La terra. Ti resta in bocca, ti fodera la gola, la testa, la maschera, il petto. Ti risuona dentro come una cassa armonica. L’accento del Piceno è fortissimo, come il mio. Sa della risata e della tosse dei nostri nonni, di appartenenza e nostalgia di casa, come una cicatrice di cui vai fierissimo perché ha dimostrato la tua tenacia o il tuo coraggio. L’hanno sfiorata il soffio e le labbra di chi ci teneva d’occhio da bambini. Ci difende perché ci ricorda chi siamo. Dei ragazzi sul treno. Potevo essere io. Potevi essere tu.

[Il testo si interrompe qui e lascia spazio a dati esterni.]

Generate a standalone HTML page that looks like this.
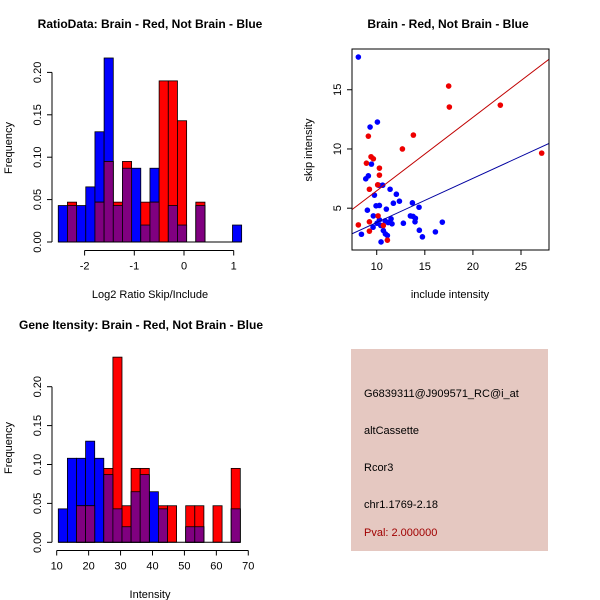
<!DOCTYPE html>
<html><head><meta charset="utf-8"><style>
body{margin:0;background:#fff}
svg{display:block;font-family:"Liberation Sans",sans-serif}
</style></head><body>
<svg id="c" width="600" height="600" xmlns="http://www.w3.org/2000/svg">
<rect width="600" height="600" fill="#fff"/>
<text x="150" y="28" text-anchor="middle" font-weight="bold" font-size="12">RatioData: Brain - Red, Not Brain - Blue</text>
<text x="448" y="28" text-anchor="middle" font-weight="bold" font-size="12">Brain - Red, Not Brain - Blue</text>
<text x="141" y="329" text-anchor="middle" font-weight="bold" font-size="12">Gene Itensity: Brain - Red, Not Brain - Blue</text>
<g id="p1"></g>
<g id="p2"></g>
<g id="p3"></g>
<g>
<rect x="351" y="349" width="197" height="202" fill="#e5c8c1"/>
<text x="364" y="397" font-size="11">G6839311@J909571_RC@i_at</text>
<text x="364" y="434" font-size="11">altCassette</text>
<text x="364" y="471" font-size="11">Rcor3</text>
<text x="364" y="508" font-size="11">chr1.1769-2.18</text>
<text x="364" y="536" font-size="11" fill="#a00000">Pval: 2.000000</text>
</g>
</svg>
<script>
// ratio histogram data
const ratioStart=-2.53, ratioWidth=0.1845;
const ratioBlue=[0.043,0.043,0.043,0.065,0.13,0.217,0.043,0.087,0.087,0.02,0.087,0,0.043,0.02,0,0.043,0,0,0,0.02];
const ratioRed=[0,0.047,0,0,0.047,0.095,0.047,0.095,0,0.047,0.047,0.19,0.19,0.143,0,0.047,0,0,0,0];
const ratioXTicks=[-2,-1,0,1];
const ratioYTicks=["0.00","0.05","0.10","0.15","0.20"];
// intensity histogram data
const intStart=10.5, intWidth=2.85;
const intBlue=[0.043,0.108,0.108,0.13,0.108,0.087,0.043,0.02,0.065,0.087,0.065,0.043,0,0,0.02,0.02,0,0,0,0.043];
const intRed=[0,0,0.047,0.047,0,0.095,0.238,0.047,0.095,0.095,0,0.047,0.047,0,0.047,0.047,0,0.047,0,0.095];
const intXTicks=[10,20,30,40,50,60,70];
const intYTicks=["0.00","0.05","0.10","0.15","0.20"];
// scatter data
const blueX=[8.09,10.07,9.31,9.45,9.13,8.86,10.21,10.62,9.76,11.39,12.04,9.93,10.28,11.73,12.36,13.71,14.4,9.03,11.0,9.65,10.28,10.03,10.42,9.62,10.87,11.18,11.49,11.59,10.69,10.9,11.11,10.45,12.77,13.5,13.78,14.02,13.98,14.43,14.75,16.1,16.82,8.41];
const blueY=[17.76,12.27,11.85,8.72,7.73,7.48,6.94,6.94,6.1,6.6,6.18,5.2,5.23,5.42,5.59,5.45,5.08,4.83,4.92,4.35,4.01,3.73,3.54,3.39,3.93,3.79,4.1,3.68,3.11,2.83,2.69,2.15,3.73,4.35,4.3,4.15,3.85,3.14,2.58,3.0,3.82,2.8];
const redX=[8.09,9.24,9.24,8.93,9.13,9.41,9.65,9.24,10.1,10.28,10.28,10.14,10.69,11.11,12.67,13.81,17.48,17.55,22.85,27.15];
const redY=[3.59,3.85,3.06,8.8,11.08,9.34,9.17,6.6,6.97,8.38,7.79,4.35,3.54,2.3,10.0,11.17,15.31,13.54,13.7,9.65];
const redFit=[0.27,0.62];   // intercept, slope
const blueFit=[0.07,0.3725];
const scXTicks=[10,15,20,25];
const scYTicks=[5,10,15];

const NS="http://www.w3.org/2000/svg";
function mk(parent,tag,attrs){const e=document.createElementNS(NS,tag);for(const k in attrs)e.setAttribute(k,attrs[k]);parent.appendChild(e);return e;}

function hist(g,start,w,blue,red,xs,ys,xt,yt,xlab,yAxisX,xAxisY,labY,xlabY){
  const n=blue.length;
  for(let i=0;i<n;i++){
    const x0=xs(start+i*w),x1=xs(start+(i+1)*w);
    if(blue[i]>0){const r=mk(g,'rect',{x:x0,y:ys(blue[i]),width:x1-x0,height:ys(0)-ys(blue[i]),fill:'#0000ff',stroke:'#000','stroke-width':0.8});
      
      }
  }
  for(let i=0;i<n;i++){
    const x0=xs(start+i*w),x1=xs(start+(i+1)*w);
    if(red[i]>0){const r=mk(g,'rect',{x:x0,y:ys(red[i]),width:x1-x0,height:ys(0)-ys(red[i]),fill:'#ff0000',stroke:'#000','stroke-width':0.8});
      
      }
  }
  for(let i=0;i<n;i++){
    const m=Math.min(blue[i],red[i]);const x0=xs(start+i*w),x1=xs(start+(i+1)*w);
    if(m>0){const r=mk(g,'rect',{x:x0,y:ys(m),width:x1-x0,height:ys(0)-ys(m),fill:'#800080',stroke:'#000','stroke-width':0.8});
      
      }
  }
  mk(g,'line',{x1:xs(start),x2:xs(start+n*w),y1:ys(0),y2:ys(0),stroke:'#000'});
  mk(g,'line',{x1:xs(xt[0]),x2:xs(xt[xt.length-1]),y1:xAxisY,y2:xAxisY,stroke:'#000'});
  xt.forEach(v=>{mk(g,'line',{x1:xs(v),x2:xs(v),y1:xAxisY,y2:xAxisY+5,stroke:'#000'});
    const t=mk(g,'text',{x:xs(v),y:xAxisY+19,'text-anchor':'middle','font-size':11});t.textContent=v;
    
    });
  const yv=yt.map(Number);
  mk(g,'line',{x1:yAxisX,x2:yAxisX,y1:ys(yv[0]),y2:ys(yv[yv.length-1]),stroke:'#000'});
  yt.forEach(s=>{const v=Number(s);mk(g,'line',{x1:yAxisX-5,x2:yAxisX,y1:ys(v),y2:ys(v),stroke:'#000'});
    const t=mk(g,'text',{x:0,y:0,'text-anchor':'middle','font-size':11,transform:`translate(${yAxisX-11},${ys(v)}) rotate(-90)`});t.textContent=s;
    
    });
  const xl=mk(g,'text',{x:150,y:xlabY,'text-anchor':'middle','font-size':11});xl.textContent=xlab;
  
  
  const yl=mk(g,'text',{x:0,y:0,'text-anchor':'middle','font-size':11,transform:`translate(12,${labY}) rotate(-90)`});yl.textContent='Frequency';
  
  
}
{const xs=v=>184+v*49.7, ys=v=>242-v*848;
 hist(document.getElementById('p1'),ratioStart,ratioWidth,ratioBlue,ratioRed,xs,ys,ratioXTicks,ratioYTicks,'Log2 Ratio Skip/Include',52,250.5,148,298);}
{const xs=v=>56.7+(v-10)*3.193, ys=v=>542.3-v*778;
 hist(document.getElementById('p3'),intStart,intWidth,intBlue,intRed,xs,ys,intXTicks,intYTicks,'Intensity',52,550.5,448,598);}
{const g=document.getElementById('p2');
 const L=352,R=549,T=49,B=250,x0=7.43,x1=27.91,y0=1.47,y1=18.44;
 const xs=v=>L+(v-x0)/(x1-x0)*(R-L), ys=v=>B-(v-y0)/(y1-y0)*(B-T);
 const cp=mk(g,'clipPath',{id:'clp'});mk(cp,'rect',{x:L,y:T,width:R-L,height:B-T});
 blueX.forEach((x,i)=>{const c=mk(g,'circle',{cx:xs(x),cy:ys(blueY[i]),r:2.8,fill:'#0000ff'});
   
   });
 redX.forEach((x,i)=>{const c=mk(g,'circle',{cx:xs(x),cy:ys(redY[i]),r:2.8,fill:'#ee0000'});
   
   });
 const rl=mk(g,'line',{x1:xs(x0),y1:ys(redFit[0]+redFit[1]*x0),x2:xs(x1),y2:ys(redFit[0]+redFit[1]*x1),stroke:'#c00000','clip-path':'url(#clp)'});
 
 
 const bl=mk(g,'line',{x1:xs(x0),y1:ys(blueFit[0]+blueFit[1]*x0),x2:xs(x1),y2:ys(blueFit[0]+blueFit[1]*x1),stroke:'#0000a0','clip-path':'url(#clp)'});
 
 
 mk(g,'rect',{x:L,y:T,width:R-L,height:B-T,fill:'none',stroke:'#000'});
 scXTicks.forEach(v=>{mk(g,'line',{x1:xs(v),x2:xs(v),y1:B,y2:B+5,stroke:'#000'});
   const t=mk(g,'text',{x:xs(v),y:B+20,'text-anchor':'middle','font-size':11});t.textContent=v;
   
   });
 scYTicks.forEach(v=>{mk(g,'line',{x1:L-5,x2:L,y1:ys(v),y2:ys(v),stroke:'#000'});
   const t=mk(g,'text',{x:0,y:0,'text-anchor':'middle','font-size':11,transform:`translate(${L-11},${ys(v)}) rotate(-90)`});t.textContent=v;
   
   });
 const xl=mk(g,'text',{x:450,y:298,'text-anchor':'middle','font-size':11});xl.textContent='include intensity';
 
 
 const yl=mk(g,'text',{x:0,y:0,'text-anchor':'middle','font-size':11,transform:`translate(312,150) rotate(-90)`});yl.textContent='skip intensity';
 
 
}
</script>
</body></html>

Ho della sabbia nella tasca di una gonna che può raccogliere bacche, danze e fatiche e il sapore del vino sulla punta della lingua, che posso ricercare come un segreto. Mi sento come se avessi carezzato tutto il litorale con le dita, come da piccola: ogni volta, la mano sul vetro del finestrino della Uno di mamma sembrava cercare di registrare quelle diapositive del paesaggio troppo veloci. I ragazzi del Piceno non si somigliano se non nella loro lingua larga, nelle ‘sq’ marcate, nel volume alto. I loro capelli seguono i capricci del tempo; legati, conservano una sorta di aureola che non si arrende a ciò che li raccoglie. Le sopracciglia sono vere, come quelle dei personaggi dei film di Pasolini. Restituiscono la carezza sulle palpebre consentita solo a qualcuno di cui ci si fida. Sono le facce del Piceno. Le ho riviste nei loro vecchi affacciati alle finestre di pietra di Ascoli, su passi bagnati di pensieri notturni, nelle piazze e anfiteatri che si aprono a sorpresa nel vagabondaggio nei vicoli. Hanno riso, restituendomi ossigeno, indicandomi una forma che pare un fallo su una Chiesa. Mi hanno accompagnata verso l’orizzonte sulla lunga spiaggia di San Benedetto. Mi hanno fatta togliere le scarpe, riportato a un tempo in cui le reti si tiravano nudi. Per non farsi male oltre lo sforzo, per non essere risucchiati dalla stoffa nella cresta dell’onda. Non ti ho cercato. Ma ti ho sentito. Era tua la voce immersa nelle viti e nelle spighe. Avrei potuto raccoglierla io, prima che cadesse, al ritmo del lavoro nei campi. L’avrei sospinta insieme alla mia e qualcun altro l’avrebbe presa, la parte mia e la parte sua, cinquanta e cinquanta, per portarla attraverso il mare della terra delle Marche fino alla fine di esse, all’altro mondo, alle porte del Regno. La terra trema e resiste. Dalla terrazza del Regno, dalla cima del forte, sento il profumo del mare. Non ti cerco. Ma ti sento. Poi volto un angolo. E tu sei lì. Mi sembra troppo scritto e il tuo nome mi rimane in gola. Resta la scia del colore dei tuoi vestiti da giullare e Dio. Tornerò nella terra delle mani salde come le tue, capaci di costruire yurte e violini, capaci di resistere allo scoppio del dolore, di andare oltre l’urlo, di prendermi e di portarmi all’aria. Di restituirmi l’acqua per respirare.
Tornerò per riconoscerci, amato Piceno. Per portare con te, per l’ennesima volta, la voce oltre le difficoltà.